[THE INPUT]
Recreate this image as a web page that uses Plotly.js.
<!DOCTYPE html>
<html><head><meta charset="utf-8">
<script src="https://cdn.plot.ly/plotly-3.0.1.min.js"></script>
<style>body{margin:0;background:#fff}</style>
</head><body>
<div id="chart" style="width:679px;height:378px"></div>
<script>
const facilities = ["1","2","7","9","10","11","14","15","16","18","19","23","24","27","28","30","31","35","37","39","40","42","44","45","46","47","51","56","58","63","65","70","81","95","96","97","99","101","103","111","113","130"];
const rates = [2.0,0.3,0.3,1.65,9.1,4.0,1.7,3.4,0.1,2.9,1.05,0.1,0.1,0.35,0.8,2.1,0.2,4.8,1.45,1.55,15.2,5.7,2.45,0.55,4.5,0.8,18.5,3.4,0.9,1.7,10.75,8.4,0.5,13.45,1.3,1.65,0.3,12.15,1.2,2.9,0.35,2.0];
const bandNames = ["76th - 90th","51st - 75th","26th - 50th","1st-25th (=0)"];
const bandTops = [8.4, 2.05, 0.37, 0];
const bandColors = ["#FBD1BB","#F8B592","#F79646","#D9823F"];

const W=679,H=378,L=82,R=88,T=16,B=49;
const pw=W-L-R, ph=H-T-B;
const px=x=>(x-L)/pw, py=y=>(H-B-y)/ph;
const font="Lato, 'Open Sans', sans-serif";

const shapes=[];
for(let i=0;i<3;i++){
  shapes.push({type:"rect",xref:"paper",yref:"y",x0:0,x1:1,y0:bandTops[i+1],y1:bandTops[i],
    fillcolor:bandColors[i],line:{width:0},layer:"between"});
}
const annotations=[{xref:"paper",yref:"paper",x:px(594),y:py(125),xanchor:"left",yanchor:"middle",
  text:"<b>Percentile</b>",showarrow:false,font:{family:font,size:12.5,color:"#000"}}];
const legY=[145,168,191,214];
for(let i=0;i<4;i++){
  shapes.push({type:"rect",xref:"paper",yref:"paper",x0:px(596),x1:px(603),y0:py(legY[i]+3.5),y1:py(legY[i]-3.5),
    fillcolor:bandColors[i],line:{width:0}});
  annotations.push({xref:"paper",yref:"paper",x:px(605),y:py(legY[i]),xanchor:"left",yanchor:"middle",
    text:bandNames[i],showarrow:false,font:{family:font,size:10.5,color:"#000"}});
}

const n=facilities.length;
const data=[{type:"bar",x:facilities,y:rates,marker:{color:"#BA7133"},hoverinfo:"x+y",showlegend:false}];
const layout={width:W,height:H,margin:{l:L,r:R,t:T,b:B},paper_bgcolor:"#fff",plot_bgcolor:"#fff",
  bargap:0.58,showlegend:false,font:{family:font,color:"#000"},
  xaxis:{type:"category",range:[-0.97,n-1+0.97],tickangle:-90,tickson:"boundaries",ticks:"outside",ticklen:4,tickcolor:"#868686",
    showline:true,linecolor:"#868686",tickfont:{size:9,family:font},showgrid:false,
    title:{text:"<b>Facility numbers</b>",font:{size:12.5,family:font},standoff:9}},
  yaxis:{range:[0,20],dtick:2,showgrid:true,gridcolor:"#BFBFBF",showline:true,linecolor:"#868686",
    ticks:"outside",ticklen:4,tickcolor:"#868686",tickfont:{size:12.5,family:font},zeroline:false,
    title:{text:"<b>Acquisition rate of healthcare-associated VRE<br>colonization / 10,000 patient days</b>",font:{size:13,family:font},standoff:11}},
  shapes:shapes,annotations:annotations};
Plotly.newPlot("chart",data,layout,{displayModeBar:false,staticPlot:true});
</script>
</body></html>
==
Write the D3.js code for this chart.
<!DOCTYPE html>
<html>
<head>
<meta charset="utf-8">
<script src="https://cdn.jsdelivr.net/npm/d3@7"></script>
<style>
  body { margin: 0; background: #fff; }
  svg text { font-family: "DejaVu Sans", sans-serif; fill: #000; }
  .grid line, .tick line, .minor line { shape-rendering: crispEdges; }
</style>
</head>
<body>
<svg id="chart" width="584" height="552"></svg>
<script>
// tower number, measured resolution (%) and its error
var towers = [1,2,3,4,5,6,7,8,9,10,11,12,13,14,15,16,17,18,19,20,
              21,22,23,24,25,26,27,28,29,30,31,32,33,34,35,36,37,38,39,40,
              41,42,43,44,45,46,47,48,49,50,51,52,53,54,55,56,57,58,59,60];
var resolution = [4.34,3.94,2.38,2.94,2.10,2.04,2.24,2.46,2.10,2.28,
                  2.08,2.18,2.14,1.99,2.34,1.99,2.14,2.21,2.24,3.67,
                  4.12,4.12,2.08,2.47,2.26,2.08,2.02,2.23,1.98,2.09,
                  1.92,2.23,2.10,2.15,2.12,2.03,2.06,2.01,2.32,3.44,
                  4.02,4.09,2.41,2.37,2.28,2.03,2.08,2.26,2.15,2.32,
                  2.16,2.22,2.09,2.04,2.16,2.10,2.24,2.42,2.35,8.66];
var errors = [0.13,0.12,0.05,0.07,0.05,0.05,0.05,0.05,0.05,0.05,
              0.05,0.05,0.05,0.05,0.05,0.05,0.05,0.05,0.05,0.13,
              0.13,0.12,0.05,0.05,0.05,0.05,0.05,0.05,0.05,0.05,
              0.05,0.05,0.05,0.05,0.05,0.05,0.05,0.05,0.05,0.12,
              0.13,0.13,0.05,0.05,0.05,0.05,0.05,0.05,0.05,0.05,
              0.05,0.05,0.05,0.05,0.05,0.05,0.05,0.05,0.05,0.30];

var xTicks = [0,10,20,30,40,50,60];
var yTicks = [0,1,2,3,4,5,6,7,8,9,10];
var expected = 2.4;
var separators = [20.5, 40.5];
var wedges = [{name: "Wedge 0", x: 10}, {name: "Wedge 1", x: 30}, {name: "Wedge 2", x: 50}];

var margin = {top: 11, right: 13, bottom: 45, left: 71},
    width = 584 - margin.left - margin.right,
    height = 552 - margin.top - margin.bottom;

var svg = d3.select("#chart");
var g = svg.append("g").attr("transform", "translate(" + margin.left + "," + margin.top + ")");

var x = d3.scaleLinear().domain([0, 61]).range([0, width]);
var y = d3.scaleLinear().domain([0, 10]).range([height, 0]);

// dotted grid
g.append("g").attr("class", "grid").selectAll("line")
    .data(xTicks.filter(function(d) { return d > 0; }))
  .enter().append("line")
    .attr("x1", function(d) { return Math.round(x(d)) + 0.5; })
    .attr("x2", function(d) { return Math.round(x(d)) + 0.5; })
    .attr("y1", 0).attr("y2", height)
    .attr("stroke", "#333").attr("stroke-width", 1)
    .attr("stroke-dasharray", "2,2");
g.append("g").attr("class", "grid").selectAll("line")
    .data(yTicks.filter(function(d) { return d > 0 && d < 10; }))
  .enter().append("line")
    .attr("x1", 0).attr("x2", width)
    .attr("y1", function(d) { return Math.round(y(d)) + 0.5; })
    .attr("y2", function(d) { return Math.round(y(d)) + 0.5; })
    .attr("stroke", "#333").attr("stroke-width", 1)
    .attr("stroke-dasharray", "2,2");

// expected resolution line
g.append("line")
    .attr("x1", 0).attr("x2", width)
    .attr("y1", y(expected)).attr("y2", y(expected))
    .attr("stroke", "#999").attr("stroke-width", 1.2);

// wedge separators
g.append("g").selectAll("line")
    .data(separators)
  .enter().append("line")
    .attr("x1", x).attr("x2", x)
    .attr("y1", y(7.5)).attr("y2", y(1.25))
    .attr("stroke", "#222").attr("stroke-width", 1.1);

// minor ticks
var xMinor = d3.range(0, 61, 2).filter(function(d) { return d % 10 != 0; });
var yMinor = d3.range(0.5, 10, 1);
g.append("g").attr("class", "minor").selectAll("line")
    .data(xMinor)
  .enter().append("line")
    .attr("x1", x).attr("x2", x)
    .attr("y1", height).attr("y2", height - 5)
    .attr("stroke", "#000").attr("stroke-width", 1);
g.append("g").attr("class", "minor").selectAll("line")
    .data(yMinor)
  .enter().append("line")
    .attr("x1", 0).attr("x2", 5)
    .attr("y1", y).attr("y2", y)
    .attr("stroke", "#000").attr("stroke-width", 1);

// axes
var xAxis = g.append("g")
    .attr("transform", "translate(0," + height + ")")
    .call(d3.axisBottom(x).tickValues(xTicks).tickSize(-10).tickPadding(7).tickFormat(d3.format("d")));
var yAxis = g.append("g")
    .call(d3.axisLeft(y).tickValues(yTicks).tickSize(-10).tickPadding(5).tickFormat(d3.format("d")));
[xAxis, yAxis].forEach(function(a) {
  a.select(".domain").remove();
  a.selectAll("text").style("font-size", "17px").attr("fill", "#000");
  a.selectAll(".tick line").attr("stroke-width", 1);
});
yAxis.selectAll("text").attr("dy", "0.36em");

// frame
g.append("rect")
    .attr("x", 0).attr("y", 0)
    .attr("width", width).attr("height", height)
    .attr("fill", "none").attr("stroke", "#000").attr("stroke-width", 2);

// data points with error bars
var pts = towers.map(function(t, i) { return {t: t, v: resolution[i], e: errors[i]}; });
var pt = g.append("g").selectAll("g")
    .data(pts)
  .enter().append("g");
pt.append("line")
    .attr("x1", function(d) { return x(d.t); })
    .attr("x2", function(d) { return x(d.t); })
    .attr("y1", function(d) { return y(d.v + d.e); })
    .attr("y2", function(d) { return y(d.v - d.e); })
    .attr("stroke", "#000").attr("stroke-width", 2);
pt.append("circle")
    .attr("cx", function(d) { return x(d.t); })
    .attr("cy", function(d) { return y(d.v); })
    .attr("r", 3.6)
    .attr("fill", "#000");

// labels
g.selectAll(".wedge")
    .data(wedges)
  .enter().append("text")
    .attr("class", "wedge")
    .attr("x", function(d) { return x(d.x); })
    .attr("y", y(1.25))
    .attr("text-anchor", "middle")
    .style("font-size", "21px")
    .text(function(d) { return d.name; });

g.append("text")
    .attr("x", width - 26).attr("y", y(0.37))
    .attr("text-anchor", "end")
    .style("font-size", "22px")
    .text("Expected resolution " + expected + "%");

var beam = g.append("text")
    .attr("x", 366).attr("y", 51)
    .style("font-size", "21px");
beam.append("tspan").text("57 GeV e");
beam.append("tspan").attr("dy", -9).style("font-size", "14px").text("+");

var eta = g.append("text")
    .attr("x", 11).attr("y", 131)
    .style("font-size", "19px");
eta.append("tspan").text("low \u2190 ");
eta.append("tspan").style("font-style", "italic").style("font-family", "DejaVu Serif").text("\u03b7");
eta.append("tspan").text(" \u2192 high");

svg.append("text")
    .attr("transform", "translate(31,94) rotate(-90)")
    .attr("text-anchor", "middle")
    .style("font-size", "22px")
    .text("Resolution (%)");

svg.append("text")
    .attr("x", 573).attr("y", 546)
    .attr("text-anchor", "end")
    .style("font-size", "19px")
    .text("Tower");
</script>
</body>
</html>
==
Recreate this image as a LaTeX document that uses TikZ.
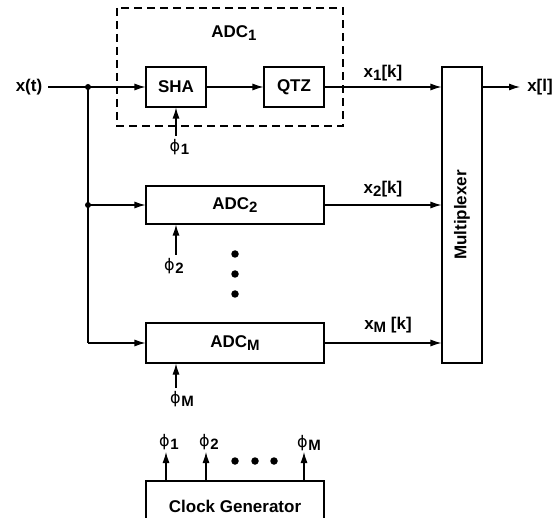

[WHAT THE TASK ASKS] Pull out all lines in the data above that include "Recreate".

[EXERCISE RESPONSE]
Recreate this image as a web page that uses Plotly.js.
Recreate this image as a LaTeX document that uses TikZ.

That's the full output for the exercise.